Another week, another Adams v. Goliath story in the world of ERISA litigation—and this time, Goliath is Cigna. The company is now facing its second lawsuit in as many months over how it handled forfeitures in its $13 billion 401(k) plan. If you’re a fiduciary—or advise one—pay attention. These cases may seem like déjà vu, but they’re sending a very loud and clear message: the era of sloppy fiduciary oversight is over.
Let’s break this one down.
Three former Cigna employees are alleging that the company misused over $17 million in forfeited 401(k) assets to offset its own matching contribution obligations. The plaintiffs claim this violated ERISA’s fiduciary duties and self-dealing prohibitions. Their logic? Once the money leaves a non-vested employee’s account and hits the plan’s forfeiture bucket, it becomes plan money, and should be used for plan purposes—like paying for administrative expenses or reallocating to participants—not for helping the company’s bottom line.
Cigna, of course, disagrees. They’ve said they’ll “defend the company vigorously,” which is corporate PR speak for “this is going to be expensive.”
But here’s the kicker: the IRS has said that using forfeitures to reduce employer contributions is legal, within certain limits. In fact, that was reaffirmed in 2023. So why all the lawsuits? Because legality under the Tax Code isn’t the same thing as prudence under ERISA’s fiduciary standards. If a plan document says forfeitures should be used a certain way, or if the fiduciaries never even considered using them to reduce fees for participants, then they’re vulnerable—no matter what the IRS says.
Let’s not forget: this is the second lawsuit Cigna has faced recently. The other alleges they kept participant assets in underperforming stable value options and again misused forfeitures. Where there’s smoke, there’s often a fiduciary committee that hasn’t read its plan document in a while.
A few takeaways for plan sponsors and advisors:
1. Forfeitures are not free money. They’re plan assets. Treat them with the same care as participant contributions.

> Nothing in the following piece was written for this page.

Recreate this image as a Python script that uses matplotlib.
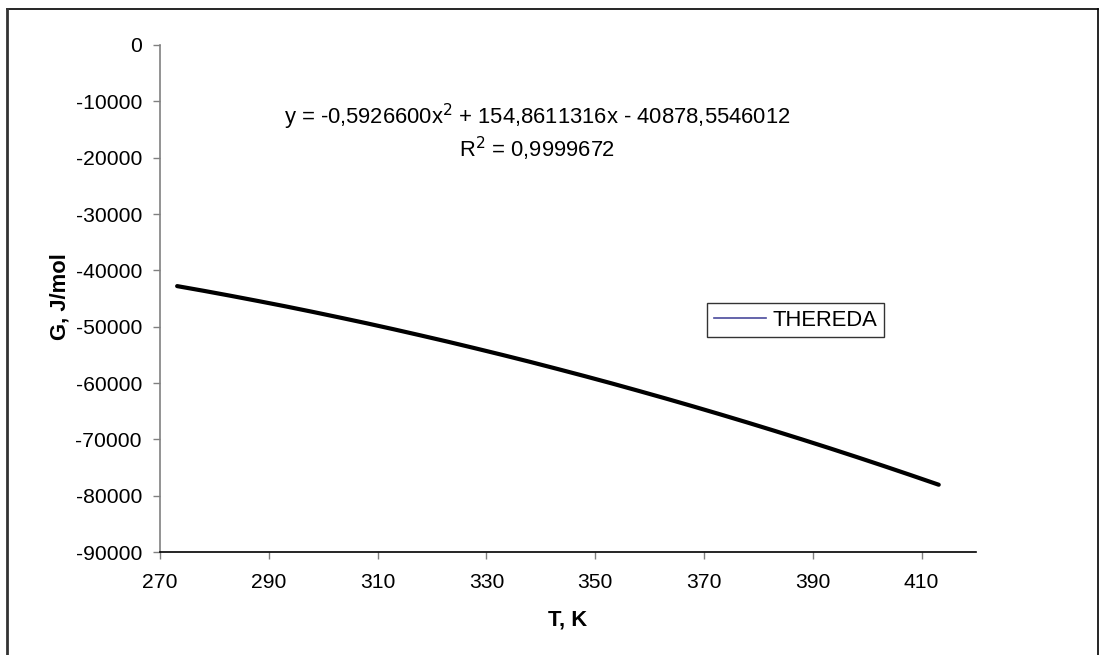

2. Document your decision-making. If you’re using forfeitures to offset contributions, make sure the plan permits it, and document why you chose that route over other alternatives.
3. Read your plan document. I shouldn’t have to say this, but clearly, some committees aren’t doing it.
4. Benchmark everything. Fees, investments, processes—even how you handle forfeitures.
With over 93,000 participants and $13 billion in plan assets, Cigna’s plan isn’t just a retirement vehicle—it’s a litigation magnet. But the lessons apply just as well to the $10 million plan down the street. ERISA doesn’t care about your size—it cares about your process.
And if your process stinks? The plaintiffs’ bar is more than happy to help you improve it—at a steep cost.
As always, don’t let litigation be your wake-up call. Be proactive. Be prudent. Be a fiduciary.